STORED ROWS:

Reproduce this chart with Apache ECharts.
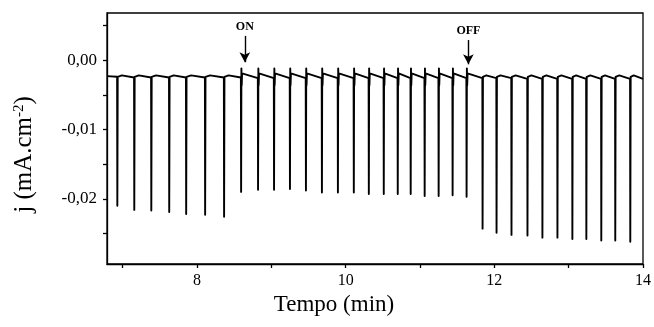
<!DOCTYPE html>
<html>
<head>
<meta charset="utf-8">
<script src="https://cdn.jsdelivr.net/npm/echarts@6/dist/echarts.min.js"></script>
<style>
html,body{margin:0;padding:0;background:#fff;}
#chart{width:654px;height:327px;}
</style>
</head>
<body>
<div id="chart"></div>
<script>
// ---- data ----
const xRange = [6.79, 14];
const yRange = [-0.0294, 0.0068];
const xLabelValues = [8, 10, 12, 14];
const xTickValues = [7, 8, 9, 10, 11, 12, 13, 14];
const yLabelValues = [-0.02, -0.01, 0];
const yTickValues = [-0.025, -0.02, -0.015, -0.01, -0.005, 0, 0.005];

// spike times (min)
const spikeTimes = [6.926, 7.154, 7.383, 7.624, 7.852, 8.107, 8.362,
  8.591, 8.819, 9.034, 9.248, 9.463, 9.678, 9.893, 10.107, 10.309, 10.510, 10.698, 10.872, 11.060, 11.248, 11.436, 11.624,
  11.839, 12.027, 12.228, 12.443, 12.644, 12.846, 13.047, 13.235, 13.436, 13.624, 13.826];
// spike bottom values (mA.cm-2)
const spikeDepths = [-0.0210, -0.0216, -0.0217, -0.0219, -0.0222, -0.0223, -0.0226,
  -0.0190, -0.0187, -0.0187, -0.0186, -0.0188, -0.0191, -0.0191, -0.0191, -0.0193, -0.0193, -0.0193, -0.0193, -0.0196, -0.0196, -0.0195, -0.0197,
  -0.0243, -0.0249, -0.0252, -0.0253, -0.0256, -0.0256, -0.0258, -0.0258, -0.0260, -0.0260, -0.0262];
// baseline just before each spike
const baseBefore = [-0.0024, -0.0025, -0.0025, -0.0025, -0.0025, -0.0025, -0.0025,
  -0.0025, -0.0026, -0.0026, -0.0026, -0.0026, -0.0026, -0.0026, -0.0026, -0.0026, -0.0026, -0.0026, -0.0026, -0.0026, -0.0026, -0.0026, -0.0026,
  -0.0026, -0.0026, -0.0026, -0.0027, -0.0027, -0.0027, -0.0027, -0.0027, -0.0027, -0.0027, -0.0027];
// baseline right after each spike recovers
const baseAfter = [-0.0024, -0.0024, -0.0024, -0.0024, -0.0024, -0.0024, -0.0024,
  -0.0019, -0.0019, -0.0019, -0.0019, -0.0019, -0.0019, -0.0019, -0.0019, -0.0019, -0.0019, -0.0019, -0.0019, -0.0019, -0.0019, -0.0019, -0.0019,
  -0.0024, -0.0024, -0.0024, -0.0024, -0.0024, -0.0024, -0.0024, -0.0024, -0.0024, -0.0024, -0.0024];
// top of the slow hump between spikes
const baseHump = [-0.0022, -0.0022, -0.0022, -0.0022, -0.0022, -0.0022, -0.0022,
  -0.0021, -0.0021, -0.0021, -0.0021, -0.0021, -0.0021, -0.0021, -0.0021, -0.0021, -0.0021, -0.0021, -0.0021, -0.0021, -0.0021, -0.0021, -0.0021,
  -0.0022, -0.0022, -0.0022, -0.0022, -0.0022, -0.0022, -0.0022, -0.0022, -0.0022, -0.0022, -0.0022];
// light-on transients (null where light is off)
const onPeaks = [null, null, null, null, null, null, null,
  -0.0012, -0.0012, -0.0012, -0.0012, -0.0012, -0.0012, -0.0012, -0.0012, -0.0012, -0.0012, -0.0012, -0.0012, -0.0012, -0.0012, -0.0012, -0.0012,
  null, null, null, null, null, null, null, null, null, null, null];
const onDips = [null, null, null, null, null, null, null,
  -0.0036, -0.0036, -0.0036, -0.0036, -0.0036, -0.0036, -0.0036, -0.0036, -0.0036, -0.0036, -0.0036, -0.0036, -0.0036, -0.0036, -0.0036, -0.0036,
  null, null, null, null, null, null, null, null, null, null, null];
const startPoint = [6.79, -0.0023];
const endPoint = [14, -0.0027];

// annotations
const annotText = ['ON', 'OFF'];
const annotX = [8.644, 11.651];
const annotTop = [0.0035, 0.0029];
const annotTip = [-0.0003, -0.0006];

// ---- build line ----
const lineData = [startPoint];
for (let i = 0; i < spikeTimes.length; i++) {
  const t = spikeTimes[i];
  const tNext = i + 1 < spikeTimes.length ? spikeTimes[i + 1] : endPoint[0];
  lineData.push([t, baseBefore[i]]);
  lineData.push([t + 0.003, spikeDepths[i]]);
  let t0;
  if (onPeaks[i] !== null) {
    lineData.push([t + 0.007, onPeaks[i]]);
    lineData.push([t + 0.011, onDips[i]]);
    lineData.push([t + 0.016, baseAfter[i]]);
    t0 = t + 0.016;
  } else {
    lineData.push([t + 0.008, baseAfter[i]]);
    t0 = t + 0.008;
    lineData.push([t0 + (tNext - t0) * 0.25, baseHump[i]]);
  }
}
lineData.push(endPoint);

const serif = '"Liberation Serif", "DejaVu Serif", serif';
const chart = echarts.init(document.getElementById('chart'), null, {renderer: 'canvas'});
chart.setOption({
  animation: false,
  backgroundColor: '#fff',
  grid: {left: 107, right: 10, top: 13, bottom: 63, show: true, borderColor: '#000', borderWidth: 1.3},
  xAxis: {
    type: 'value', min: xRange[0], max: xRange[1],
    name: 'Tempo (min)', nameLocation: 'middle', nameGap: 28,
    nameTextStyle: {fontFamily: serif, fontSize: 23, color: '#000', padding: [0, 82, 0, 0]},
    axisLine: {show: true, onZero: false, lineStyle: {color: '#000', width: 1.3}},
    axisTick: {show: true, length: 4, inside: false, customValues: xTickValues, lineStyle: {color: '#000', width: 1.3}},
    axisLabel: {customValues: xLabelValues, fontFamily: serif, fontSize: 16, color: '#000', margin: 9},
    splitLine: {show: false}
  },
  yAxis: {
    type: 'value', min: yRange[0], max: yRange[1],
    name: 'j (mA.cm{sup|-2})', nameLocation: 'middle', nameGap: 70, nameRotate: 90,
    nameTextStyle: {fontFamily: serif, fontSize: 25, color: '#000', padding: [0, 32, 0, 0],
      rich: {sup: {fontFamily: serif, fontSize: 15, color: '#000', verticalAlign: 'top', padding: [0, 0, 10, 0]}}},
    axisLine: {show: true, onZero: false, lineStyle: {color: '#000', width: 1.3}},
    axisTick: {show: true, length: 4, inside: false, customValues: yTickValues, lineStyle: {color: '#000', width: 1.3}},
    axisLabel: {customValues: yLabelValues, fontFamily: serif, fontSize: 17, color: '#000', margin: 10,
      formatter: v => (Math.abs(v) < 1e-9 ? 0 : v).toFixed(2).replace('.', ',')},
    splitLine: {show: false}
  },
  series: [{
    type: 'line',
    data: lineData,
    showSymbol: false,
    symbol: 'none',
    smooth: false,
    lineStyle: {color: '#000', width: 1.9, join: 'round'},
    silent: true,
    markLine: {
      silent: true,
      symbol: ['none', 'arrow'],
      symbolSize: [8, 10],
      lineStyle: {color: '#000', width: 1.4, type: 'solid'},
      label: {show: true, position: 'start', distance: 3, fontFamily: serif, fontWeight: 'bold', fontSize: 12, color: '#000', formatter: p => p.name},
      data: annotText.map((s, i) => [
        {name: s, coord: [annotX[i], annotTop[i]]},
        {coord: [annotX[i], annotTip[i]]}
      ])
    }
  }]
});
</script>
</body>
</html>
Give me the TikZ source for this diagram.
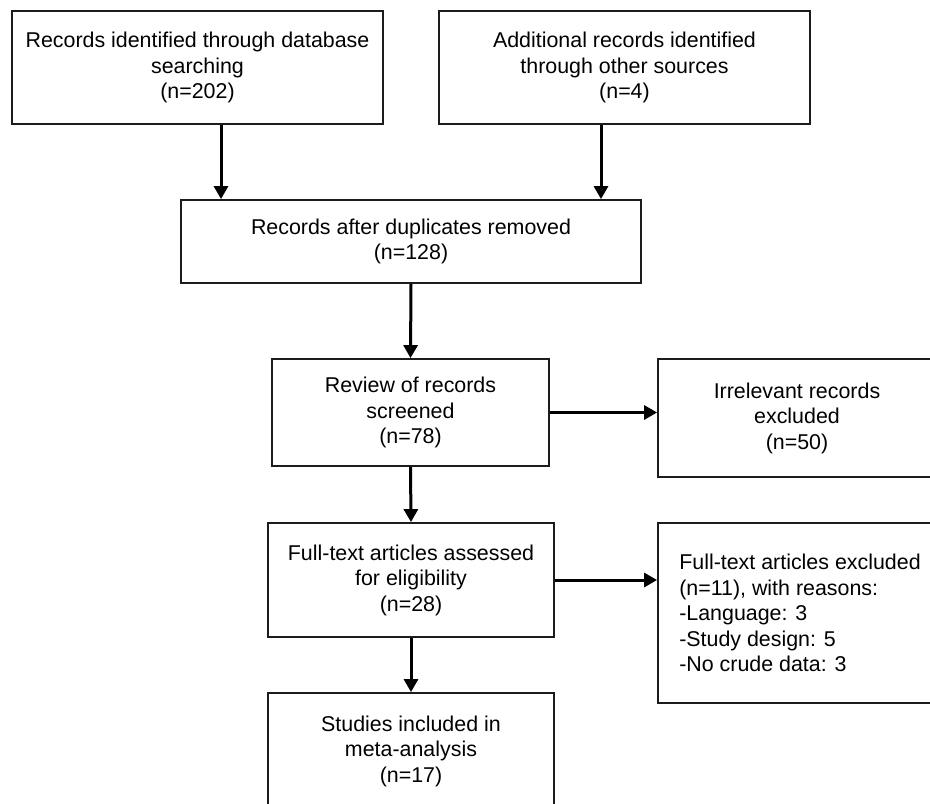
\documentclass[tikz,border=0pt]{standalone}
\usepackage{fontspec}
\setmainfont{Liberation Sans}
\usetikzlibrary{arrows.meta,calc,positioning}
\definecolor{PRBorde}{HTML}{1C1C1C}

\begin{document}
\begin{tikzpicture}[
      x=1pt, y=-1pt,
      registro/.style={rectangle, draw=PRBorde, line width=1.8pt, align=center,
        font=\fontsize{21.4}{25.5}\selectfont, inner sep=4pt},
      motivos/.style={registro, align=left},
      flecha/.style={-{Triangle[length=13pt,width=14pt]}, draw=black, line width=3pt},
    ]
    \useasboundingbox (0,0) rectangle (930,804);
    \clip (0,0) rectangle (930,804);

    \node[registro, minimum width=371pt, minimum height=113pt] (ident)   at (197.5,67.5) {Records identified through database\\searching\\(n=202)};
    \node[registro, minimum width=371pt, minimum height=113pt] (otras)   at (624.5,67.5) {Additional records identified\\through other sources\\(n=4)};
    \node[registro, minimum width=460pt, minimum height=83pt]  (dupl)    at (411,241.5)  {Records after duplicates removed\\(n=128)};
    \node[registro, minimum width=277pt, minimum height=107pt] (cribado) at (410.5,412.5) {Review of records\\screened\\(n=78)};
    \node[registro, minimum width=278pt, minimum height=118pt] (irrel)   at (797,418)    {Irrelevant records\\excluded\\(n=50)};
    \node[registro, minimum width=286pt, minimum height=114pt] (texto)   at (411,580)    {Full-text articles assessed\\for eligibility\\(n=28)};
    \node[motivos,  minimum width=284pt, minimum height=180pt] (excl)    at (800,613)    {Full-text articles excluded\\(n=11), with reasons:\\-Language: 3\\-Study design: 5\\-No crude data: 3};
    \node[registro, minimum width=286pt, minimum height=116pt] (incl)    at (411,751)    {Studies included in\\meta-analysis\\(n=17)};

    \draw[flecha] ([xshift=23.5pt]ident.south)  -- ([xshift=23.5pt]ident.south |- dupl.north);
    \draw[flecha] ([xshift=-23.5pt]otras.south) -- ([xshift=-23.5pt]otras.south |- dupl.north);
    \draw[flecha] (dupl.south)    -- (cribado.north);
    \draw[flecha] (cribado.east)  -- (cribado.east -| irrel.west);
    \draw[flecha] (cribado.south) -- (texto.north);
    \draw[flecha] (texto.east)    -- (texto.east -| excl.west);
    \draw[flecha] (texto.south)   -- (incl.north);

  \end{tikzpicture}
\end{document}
---
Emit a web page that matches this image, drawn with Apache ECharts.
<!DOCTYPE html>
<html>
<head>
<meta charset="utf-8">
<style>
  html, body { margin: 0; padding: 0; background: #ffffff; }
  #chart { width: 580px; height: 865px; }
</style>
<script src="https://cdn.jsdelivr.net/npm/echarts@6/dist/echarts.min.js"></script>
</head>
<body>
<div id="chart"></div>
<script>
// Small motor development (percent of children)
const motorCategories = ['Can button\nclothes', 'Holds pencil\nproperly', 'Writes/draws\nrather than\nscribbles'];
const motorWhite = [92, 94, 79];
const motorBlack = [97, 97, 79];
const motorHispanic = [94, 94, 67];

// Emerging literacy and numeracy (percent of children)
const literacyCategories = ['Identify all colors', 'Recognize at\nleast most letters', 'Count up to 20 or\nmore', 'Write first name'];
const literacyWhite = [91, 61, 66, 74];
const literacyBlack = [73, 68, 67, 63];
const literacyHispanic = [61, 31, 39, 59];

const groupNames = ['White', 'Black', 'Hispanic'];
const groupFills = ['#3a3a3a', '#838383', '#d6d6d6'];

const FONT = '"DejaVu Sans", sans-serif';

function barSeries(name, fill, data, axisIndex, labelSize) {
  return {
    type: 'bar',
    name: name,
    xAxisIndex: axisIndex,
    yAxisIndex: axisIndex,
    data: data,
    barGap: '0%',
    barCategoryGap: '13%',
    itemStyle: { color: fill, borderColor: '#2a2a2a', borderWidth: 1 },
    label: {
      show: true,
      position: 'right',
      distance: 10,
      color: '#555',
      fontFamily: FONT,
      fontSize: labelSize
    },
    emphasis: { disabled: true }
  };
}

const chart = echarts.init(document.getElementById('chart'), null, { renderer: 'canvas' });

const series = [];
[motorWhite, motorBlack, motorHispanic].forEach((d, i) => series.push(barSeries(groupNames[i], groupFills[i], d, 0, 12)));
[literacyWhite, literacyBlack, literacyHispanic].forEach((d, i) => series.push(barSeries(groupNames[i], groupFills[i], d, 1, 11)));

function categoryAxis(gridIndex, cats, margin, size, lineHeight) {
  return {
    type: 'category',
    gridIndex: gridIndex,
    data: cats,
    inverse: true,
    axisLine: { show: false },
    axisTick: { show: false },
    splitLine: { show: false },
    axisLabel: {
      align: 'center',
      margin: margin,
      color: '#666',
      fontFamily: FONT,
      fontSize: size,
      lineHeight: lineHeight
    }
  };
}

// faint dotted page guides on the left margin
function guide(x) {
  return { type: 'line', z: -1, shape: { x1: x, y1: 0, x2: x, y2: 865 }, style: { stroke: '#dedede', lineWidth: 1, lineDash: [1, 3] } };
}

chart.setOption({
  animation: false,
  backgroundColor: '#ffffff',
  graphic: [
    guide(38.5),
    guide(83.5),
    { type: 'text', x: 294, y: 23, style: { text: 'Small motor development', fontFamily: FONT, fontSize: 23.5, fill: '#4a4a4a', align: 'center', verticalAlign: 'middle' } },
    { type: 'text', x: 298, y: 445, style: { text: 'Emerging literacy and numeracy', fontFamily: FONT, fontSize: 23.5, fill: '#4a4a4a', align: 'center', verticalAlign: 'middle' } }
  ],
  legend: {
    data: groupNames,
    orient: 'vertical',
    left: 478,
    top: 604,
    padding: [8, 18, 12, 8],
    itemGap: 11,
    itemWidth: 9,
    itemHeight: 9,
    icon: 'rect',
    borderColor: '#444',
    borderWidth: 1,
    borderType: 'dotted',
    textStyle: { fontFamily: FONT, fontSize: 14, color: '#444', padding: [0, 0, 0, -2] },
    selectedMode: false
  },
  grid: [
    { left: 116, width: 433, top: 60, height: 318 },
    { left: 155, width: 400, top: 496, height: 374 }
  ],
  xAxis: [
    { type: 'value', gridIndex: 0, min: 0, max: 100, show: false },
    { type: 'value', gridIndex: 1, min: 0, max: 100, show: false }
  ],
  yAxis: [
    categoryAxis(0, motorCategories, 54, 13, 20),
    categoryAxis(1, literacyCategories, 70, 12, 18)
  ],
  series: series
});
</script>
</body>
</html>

TASK BRIEF: Extract exactly the lines running from the line containing "Reproduce this chart with Apache ECharts." to the line containing "-0.005, 0, 0.005];", with both end lines included and all pictures left out.

RESULT OF THIS EXERCISE:
Reproduce this chart with Apache ECharts.
<!DOCTYPE html>
<html>
<head>
<meta charset="utf-8">
<script src="https://cdn.jsdelivr.net/npm/echarts@6/dist/echarts.min.js"></script>
<style>
html,body{margin:0;padding:0;background:#fff;}
#chart{width:654px;height:327px;}
</style>
</head>
<body>
<div id="chart"></div>
<script>
// ---- data ----
const xRange = [6.79, 14];
const yRange = [-0.0294, 0.0068];
const xLabelValues = [8, 10, 12, 14];
const xTickValues = [7, 8, 9, 10, 11, 12, 13, 14];
const yLabelValues = [-0.02, -0.01, 0];
const yTickValues = [-0.025, -0.02, -0.015, -0.01, -0.005, 0, 0.005];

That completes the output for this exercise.